Neutron-activated biodegradable samarium-153 acetylacetonate-poly-L-lactic acid microspheres for intraarterial radioembolization of hepatic tumors

BACKGROUND: Liver cancer is the 6(th) most common cancer in the world and the 4(th) most common death from cancer worldwide. Hepatic radioembolization is a minimally invasive treatment involving intraarterial administration of radioembolic microspheres. AIM: To develop a neutron-activated, biodegradable and theranostics samarium-153 acetylacetonate ((153)SmAcAc)-poly-L-lactic acid (PLLA) microsphere for intraarterial radioembolization of hepatic tumors. METHODS: Microspheres with different concentrations of (152)SmAcAc (i.e., 100%, 150%, 175% and 200% w/w) were prepared by solvent evaporation method.

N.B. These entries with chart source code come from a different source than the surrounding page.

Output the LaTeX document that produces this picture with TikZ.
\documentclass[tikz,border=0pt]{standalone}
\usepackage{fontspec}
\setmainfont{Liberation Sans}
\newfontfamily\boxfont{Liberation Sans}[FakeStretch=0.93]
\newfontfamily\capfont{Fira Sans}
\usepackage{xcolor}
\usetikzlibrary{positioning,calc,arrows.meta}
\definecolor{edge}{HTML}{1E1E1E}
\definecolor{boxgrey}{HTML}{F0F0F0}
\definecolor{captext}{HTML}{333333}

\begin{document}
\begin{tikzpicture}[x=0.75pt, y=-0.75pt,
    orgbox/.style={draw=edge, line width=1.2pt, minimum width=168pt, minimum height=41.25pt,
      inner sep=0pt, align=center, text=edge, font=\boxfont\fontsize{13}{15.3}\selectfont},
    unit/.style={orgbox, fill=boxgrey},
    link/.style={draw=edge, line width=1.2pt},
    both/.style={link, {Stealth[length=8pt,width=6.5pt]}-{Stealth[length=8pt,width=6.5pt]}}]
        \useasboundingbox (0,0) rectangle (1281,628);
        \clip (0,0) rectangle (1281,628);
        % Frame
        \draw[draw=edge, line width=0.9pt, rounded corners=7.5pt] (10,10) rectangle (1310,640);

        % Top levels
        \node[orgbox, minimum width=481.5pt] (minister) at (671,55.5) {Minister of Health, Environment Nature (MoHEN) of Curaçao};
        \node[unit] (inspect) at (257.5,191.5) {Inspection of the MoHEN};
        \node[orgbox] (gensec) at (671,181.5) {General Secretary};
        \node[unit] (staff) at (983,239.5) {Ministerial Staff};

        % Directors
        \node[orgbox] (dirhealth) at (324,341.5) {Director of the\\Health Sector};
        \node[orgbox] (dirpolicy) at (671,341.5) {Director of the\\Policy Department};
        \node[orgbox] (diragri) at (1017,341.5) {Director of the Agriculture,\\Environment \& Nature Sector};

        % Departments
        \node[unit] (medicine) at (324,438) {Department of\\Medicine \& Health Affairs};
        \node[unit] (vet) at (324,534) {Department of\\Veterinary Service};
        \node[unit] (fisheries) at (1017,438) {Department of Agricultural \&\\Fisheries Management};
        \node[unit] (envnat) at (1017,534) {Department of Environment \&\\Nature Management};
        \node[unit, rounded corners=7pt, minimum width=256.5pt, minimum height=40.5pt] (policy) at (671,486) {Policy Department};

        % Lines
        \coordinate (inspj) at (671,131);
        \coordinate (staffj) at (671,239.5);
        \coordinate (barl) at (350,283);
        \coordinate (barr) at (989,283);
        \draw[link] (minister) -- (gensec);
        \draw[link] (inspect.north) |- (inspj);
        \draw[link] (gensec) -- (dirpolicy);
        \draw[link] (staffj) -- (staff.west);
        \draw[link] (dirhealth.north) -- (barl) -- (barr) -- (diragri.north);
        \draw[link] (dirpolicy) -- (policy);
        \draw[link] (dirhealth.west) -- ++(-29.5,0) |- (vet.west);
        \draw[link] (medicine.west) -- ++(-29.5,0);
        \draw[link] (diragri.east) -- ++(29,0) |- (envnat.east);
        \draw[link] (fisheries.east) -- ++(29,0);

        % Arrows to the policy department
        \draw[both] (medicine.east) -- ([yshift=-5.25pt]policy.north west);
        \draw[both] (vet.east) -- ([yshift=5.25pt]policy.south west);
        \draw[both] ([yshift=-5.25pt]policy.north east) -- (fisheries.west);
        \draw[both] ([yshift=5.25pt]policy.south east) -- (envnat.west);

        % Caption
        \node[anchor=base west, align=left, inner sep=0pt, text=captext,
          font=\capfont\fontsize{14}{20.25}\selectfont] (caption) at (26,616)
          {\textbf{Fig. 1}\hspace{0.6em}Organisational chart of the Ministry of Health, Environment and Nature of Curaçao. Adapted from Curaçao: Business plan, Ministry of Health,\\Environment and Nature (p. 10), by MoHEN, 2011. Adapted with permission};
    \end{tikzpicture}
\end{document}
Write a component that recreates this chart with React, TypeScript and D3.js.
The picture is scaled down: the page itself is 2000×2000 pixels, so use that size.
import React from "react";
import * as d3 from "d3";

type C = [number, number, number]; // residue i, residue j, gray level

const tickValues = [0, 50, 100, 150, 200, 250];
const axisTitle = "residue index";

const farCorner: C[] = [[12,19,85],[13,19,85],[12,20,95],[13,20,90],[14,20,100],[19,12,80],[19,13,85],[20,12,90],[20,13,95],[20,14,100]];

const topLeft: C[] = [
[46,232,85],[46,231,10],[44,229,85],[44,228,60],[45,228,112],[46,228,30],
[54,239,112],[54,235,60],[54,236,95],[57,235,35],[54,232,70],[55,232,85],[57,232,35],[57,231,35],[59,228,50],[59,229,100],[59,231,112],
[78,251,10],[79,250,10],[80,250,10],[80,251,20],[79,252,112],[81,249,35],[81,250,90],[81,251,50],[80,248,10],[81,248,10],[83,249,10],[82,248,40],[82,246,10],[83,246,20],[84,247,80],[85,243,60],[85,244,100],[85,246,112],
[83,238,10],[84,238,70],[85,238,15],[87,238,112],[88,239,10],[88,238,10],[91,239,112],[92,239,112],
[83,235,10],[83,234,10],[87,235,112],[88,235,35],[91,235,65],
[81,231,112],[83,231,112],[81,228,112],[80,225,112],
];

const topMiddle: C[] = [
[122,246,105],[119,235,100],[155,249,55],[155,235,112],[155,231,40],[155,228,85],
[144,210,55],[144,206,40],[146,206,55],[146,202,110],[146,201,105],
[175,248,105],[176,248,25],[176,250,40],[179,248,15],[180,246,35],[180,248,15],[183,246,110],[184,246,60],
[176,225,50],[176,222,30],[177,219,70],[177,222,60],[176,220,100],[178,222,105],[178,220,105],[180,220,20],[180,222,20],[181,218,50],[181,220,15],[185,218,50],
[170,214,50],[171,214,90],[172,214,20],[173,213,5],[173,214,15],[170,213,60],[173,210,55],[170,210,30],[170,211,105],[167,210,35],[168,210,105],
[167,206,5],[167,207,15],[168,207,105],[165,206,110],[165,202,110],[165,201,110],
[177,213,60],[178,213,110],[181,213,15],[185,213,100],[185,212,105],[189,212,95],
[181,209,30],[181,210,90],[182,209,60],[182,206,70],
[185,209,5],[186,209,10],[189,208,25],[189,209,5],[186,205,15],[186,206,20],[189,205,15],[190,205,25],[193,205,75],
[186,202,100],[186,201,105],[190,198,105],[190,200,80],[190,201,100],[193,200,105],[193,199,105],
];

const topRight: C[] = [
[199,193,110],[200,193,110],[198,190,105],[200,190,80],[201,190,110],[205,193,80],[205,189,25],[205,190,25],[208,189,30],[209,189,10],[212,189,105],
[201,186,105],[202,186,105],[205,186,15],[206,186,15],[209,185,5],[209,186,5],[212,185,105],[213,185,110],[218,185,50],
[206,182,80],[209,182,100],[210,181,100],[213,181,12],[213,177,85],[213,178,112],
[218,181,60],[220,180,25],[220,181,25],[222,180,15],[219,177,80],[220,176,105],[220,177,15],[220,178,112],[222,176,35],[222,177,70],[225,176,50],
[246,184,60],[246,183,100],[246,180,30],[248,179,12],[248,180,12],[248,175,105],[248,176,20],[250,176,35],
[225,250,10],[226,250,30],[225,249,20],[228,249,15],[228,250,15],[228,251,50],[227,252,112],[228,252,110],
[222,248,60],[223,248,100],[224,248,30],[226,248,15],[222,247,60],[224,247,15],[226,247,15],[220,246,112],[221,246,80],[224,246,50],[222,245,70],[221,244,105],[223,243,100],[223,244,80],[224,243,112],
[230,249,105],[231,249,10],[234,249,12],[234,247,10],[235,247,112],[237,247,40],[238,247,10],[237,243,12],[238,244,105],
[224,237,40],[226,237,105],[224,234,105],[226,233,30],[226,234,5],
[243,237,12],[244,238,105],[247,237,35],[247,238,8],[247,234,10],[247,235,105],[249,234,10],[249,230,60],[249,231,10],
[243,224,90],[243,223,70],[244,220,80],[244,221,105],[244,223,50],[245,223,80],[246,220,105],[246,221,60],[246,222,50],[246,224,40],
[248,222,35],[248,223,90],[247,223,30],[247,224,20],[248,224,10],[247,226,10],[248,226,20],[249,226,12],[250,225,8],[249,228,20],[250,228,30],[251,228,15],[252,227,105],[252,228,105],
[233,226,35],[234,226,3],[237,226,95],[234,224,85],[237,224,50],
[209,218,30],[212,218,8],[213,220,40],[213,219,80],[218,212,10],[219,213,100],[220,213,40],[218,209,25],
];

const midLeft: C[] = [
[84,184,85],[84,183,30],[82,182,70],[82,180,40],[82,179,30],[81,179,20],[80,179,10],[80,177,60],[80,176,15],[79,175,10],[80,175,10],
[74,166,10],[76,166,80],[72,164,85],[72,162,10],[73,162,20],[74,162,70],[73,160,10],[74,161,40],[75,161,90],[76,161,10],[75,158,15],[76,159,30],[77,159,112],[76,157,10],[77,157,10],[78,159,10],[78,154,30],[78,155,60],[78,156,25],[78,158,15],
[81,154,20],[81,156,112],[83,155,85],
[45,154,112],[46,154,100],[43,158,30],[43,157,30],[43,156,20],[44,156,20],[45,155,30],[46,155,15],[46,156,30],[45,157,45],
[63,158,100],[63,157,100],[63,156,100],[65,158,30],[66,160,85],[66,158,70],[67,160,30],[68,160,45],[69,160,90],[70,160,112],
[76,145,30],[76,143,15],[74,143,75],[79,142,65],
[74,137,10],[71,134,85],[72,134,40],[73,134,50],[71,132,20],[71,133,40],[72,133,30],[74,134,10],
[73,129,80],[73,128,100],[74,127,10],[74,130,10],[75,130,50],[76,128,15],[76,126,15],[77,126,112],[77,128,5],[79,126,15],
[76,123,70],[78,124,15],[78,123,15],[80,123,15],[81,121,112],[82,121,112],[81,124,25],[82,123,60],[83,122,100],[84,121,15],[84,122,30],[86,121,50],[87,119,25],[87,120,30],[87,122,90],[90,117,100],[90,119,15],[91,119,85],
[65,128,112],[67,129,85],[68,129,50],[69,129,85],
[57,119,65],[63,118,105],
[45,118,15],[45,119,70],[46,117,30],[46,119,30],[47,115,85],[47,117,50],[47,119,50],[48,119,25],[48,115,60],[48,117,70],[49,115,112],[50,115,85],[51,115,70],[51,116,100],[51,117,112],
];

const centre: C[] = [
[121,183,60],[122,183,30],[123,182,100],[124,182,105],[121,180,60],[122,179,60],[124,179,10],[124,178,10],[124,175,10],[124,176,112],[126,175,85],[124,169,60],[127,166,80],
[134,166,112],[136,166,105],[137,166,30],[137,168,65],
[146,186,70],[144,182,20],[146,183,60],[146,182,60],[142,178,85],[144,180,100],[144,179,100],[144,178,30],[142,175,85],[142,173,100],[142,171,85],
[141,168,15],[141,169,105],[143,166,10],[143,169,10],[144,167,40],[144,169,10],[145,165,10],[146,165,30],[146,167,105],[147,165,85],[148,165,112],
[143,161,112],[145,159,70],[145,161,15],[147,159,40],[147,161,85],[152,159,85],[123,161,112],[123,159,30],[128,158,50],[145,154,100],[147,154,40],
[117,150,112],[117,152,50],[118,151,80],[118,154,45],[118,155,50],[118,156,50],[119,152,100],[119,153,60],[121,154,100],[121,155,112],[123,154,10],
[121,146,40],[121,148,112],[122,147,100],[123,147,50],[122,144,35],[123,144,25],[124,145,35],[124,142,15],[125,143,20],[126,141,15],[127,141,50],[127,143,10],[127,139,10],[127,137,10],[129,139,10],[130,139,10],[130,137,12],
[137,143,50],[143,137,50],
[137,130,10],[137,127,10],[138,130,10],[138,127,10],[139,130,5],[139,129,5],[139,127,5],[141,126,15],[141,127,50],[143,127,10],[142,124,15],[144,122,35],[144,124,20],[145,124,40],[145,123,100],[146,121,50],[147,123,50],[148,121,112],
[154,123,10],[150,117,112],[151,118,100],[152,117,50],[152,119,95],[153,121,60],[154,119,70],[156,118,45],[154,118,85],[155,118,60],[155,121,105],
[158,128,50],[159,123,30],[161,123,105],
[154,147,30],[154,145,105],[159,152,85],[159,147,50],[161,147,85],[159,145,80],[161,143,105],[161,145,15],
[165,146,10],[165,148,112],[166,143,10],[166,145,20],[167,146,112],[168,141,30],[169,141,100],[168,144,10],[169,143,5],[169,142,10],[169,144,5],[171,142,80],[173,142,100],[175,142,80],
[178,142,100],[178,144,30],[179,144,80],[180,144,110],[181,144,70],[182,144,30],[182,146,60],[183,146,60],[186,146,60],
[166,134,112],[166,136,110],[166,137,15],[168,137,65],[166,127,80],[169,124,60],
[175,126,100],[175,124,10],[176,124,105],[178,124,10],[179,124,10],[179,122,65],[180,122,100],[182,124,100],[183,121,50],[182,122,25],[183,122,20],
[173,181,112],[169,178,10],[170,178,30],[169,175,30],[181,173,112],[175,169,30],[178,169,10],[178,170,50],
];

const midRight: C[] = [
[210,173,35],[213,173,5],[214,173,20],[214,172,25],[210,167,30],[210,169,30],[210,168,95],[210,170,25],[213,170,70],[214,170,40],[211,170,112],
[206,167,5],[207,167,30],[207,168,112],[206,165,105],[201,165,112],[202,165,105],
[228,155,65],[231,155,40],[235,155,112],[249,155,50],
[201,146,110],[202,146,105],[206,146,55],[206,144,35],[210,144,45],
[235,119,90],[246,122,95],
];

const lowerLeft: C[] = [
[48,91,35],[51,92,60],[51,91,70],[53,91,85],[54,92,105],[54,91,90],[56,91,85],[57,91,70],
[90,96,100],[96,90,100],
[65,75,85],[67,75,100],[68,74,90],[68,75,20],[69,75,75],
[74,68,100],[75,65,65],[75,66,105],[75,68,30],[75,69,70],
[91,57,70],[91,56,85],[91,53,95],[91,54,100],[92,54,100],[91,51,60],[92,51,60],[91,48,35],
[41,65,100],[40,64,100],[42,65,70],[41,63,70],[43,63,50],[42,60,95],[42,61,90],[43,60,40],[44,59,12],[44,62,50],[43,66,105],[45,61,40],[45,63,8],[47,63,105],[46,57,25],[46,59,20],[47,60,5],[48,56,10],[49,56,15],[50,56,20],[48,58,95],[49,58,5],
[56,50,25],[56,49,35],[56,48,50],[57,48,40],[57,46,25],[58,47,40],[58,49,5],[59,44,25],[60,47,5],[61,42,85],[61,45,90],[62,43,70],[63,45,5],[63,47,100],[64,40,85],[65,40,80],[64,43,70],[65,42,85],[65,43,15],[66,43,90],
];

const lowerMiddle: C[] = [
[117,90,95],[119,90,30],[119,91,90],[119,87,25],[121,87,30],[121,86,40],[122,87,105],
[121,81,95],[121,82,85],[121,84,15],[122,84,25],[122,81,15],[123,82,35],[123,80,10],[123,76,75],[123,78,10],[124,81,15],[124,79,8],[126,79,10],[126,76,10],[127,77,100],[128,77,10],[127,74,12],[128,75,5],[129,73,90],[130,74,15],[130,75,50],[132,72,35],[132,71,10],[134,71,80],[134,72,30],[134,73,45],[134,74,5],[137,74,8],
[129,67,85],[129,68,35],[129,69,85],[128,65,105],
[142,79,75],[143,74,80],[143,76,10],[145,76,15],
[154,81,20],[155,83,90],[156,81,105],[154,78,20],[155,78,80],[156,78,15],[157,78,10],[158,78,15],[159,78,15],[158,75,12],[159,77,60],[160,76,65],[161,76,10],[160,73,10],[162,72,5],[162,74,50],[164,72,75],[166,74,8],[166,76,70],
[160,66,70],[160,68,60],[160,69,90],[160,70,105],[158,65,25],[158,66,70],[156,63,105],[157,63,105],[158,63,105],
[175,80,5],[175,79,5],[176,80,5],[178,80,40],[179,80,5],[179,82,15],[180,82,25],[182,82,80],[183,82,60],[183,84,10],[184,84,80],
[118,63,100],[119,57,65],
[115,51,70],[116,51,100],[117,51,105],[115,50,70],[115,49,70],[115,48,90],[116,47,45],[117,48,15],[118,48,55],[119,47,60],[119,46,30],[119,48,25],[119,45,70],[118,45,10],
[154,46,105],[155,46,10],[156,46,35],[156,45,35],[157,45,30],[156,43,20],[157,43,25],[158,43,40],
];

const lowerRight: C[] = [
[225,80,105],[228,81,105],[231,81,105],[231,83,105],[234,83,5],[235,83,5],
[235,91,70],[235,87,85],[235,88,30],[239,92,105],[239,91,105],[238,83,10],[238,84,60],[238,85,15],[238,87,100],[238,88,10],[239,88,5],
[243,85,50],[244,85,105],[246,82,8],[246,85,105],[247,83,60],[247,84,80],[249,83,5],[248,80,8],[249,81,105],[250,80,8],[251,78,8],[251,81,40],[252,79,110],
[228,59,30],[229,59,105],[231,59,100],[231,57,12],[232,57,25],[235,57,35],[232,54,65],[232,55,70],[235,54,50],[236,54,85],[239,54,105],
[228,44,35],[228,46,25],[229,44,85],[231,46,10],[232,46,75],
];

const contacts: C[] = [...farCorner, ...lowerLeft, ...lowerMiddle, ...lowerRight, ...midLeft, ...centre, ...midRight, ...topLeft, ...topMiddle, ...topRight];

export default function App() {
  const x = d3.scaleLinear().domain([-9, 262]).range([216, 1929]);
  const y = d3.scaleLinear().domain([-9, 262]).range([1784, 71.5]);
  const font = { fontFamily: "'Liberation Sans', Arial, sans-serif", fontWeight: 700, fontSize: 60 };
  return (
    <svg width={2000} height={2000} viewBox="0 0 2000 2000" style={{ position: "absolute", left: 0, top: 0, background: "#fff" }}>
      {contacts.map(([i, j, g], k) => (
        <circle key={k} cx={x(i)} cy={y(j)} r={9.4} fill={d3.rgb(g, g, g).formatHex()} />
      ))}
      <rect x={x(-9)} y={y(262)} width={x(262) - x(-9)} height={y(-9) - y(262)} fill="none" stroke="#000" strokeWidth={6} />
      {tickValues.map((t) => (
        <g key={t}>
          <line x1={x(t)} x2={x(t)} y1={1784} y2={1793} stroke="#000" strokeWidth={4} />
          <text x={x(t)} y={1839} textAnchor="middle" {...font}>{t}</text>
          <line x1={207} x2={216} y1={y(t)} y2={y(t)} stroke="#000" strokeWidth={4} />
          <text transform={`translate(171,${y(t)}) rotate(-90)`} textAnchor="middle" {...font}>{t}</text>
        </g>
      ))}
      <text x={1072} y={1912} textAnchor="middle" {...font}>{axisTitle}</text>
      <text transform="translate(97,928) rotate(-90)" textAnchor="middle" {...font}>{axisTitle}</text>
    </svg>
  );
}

The microspheres were then activated using a nuclear reactor in a neutron flux of 2 × 10(12) n/cm(2)/s(1), converting (152)Sm to Samarium-153 ((153)Sm) via (152)Sm (n, γ) (153)Sm reaction. The SmAcAc-PLLA microspheres before and after neutron activation were characterized using scanning electron microscope, energy dispersive X-ray spectroscopy, particle size analysis, Fourier transform infrared spectroscopy, thermo-gravimetric analysis and gamma spectroscopy. The in-vitro radiolabeling efficiency was also tested in both 0.9% sodium chloride solution and human blood plasma over a duration of 550 h. RESULTS: The SmAcAc-PLLA microspheres with different SmAcAc contents remained spherical before and after neutron activation. The mean diameter of the microspheres was about 35 µm. Specific activity achieved for (153)SmAcAc-PLLA microspheres with 100%, 150%, 175% and 200% (w/w) SmAcAc after 3 h neutron activation were 1.7 ± 0.05, 2.5 ± 0.05, 2.7 ± 0.07, and 2.8 ± 0.09 GBq/g, respectively. The activity of per microspheres were determined as 48.36 ± 1.33, 74.10 ± 1.65, 97.87 ± 2.48, and 109.83 ± 3.71 Bq for (153)SmAcAc-PLLA microspheres with 100%, 150%, 175% and 200% (w/w) SmAcAc. The energy dispersive X-ray and gamma spectrometry showed that no elemental and radioactive impurities present in the microspheres after neutron activation. Retention efficiency of (153)Sm in the SmAcAc-PLLA microspheres was excellent (approximately 99%) in both 0.9% sodium chloride solution and human blood plasma over a duration of 550 h. CONCLUSION: The (153)SmAcAc-PLLA microsphere is potentially useful for hepatic radioembolization due to their biodegradability, favorable physicochemical characteristics and excellent radiolabeling efficiency. The synthesis of the formulation does not involve ionizing radiation and hence reducing the complication and cost of production.